Song of the Day: May 26, 2012

Killer Mike: “Jo-Jo’s Chillin’”


In a surprise entry for my album of year (so far), Killer Mike’s “RAP Music” feels like a little bit of a throwback, when storytelling was more important than coming up with multiple ways to describe your watch collection or your imaginary mansions. El-P (whose own awesome  highly anticipated, um, LP, has just come out) produced all the songs, and the combination of his beats with Mike’s Southern drawl, is a great and unexpected combination. The best comparison I’ve read relates it to when Bomb Squad flew out West to produce Cube’s “Amerikkka’s Most Wanted”—two great tastes that taste great together. 

Mike is a political and engaging social commentator, and tracks like “Ronald Reagan” about the beginning of the war of drugs and it’s consequences on black youth; or “Don’t Die”, talking about crooked cops are more indicative of the album as a whole.

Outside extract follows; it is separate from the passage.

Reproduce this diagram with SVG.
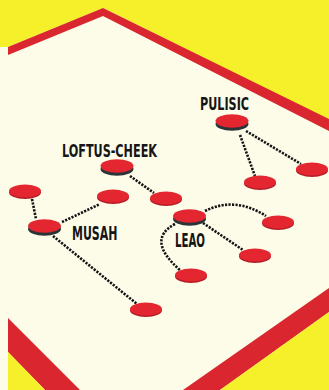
<svg xmlns="http://www.w3.org/2000/svg" width="329" height="390" viewBox="0 0 329 390">
  <style>
    .band { fill: #d9262f; }
    .yellow { fill: #f6f02a; }
    .link { fill: none; stroke: #141414; stroke-width: 2.6; stroke-dasharray: 2.2 1.3; }
    .top { fill: #e3262f; }
    .rim { fill: #2b3538; }
    .rim-s { fill: #b51d26; }
    .label { font-family: "Liberation Sans Narrow", "DejaVu Sans Condensed", "Liberation Sans", sans-serif; font-weight: bold; fill: #161616; }
  </style>
  <defs>
    <!-- small unlabelled marker: thin darker lip under the red top -->
    <g id="dot">
      <ellipse class="rim-s" cx="0" cy="1.5" rx="16" ry="6.5"/>
      <ellipse class="top" cx="0" cy="0" rx="16" ry="6.5"/>
    </g>
    <!-- labelled player puck: dark side below the red top -->
    <g id="puck">
      <ellipse class="rim" cx="0" cy="3" rx="16.5" ry="6.8"/>
      <ellipse class="top" cx="0" cy="0" rx="16.5" ry="6.8"/>
    </g>
  </defs>

  <!-- pitch in perspective -->
  <g id="pitch">
    <rect class="yellow" x="0" y="0" width="329" height="390"/>
    <polygon fill="#fdfce9" points="0,47 8,47 103,8 329,120 329,390 0,390"/>
    <polygon class="band" points="8,47 103,8 329,119 329,131 103,16 8,55"/>
    <polygon class="band" points="8,318 80,390 45,390 8,352"/>
    <polygon class="yellow" points="8,352 45,390 8,390"/>
    <polygon class="band" points="329,288 183,390 220,390 329,312"/>
    <polygon class="yellow" points="329,312 220,390 329,390"/>
  </g>

  <!-- dotted passing links -->
  <g id="connectors">
    <path class="link" d="M246,131 L301,164"/>
    <path class="link" d="M240,135 L255,176"/>
    <path class="link" d="M130,176 L154,193"/>
    <path class="link" d="M32,199 L36,219"/>
    <path class="link" d="M62,222 L100,204"/>
    <path class="link" d="M53,236 L137,304"/>
    <path class="link" d="M205,211 Q235,196 266,216"/>
    <path class="link" d="M203,223 L243,250"/>
    <path class="link" d="M175,224 Q145,240 181,271"/>
  </g>

  <g id="pulisic">
    <use href="#puck" x="232" y="121"/>
    <text class="label" x="200" y="110" font-size="18" textLength="49" lengthAdjust="spacingAndGlyphs">PULISIC</text>
  </g>
  <g id="pulisic-right"><use href="#dot" x="312" y="169"/></g>
  <g id="pulisic-low"><use href="#dot" x="260" y="182"/></g>

  <g id="loftus-cheek">
    <use href="#puck" x="117" y="166"/>
    <text class="label" x="62" y="157" font-size="18" textLength="95" lengthAdjust="spacingAndGlyphs">LOFTUS-CHEEK</text>
  </g>
  <g id="loftus-right"><use href="#dot" x="166" y="198"/></g>

  <g id="left-top"><use href="#dot" x="25" y="191"/></g>
  <g id="middle"><use href="#dot" x="113" y="196"/></g>

  <g id="musah">
    <use href="#puck" x="44.5" y="226"/>
    <text class="label" x="72" y="240" font-size="20" textLength="45.5" lengthAdjust="spacingAndGlyphs">MUSAH</text>
  </g>
  <g id="musah-low"><use href="#dot" x="146" y="309"/></g>

  <g id="leao">
    <use href="#puck" x="189.5" y="216"/>
    <text class="label" x="175" y="247" font-size="20" textLength="30" lengthAdjust="spacingAndGlyphs">LEAO</text>
  </g>
  <g id="leao-right"><use href="#dot" x="278" y="222"/></g>
  <g id="leao-mid"><use href="#dot" x="255" y="255"/></g>
  <g id="leao-low"><use href="#dot" x="191" y="275"/></g>
</svg>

But today’s post, is just good, fun, clever storytelling. (mize)

Posted 1 week ago

Song of the Day: May 24, 2012

Dee Dee Ramone, “I Am Seeing UFO’s”

If it were possible to make a Ramones joke that they hadn’t already done better in earnest it might sound like this: Didja hear about the good Dee Dee solo song?  Joey sang on it.

Happy belated birthday, Joey. (J-Rock)

Posted 1 week ago

Song of the Day: May 21, 2012

POND: Elegant Design

‘All I’m trying to do is find some elegant design’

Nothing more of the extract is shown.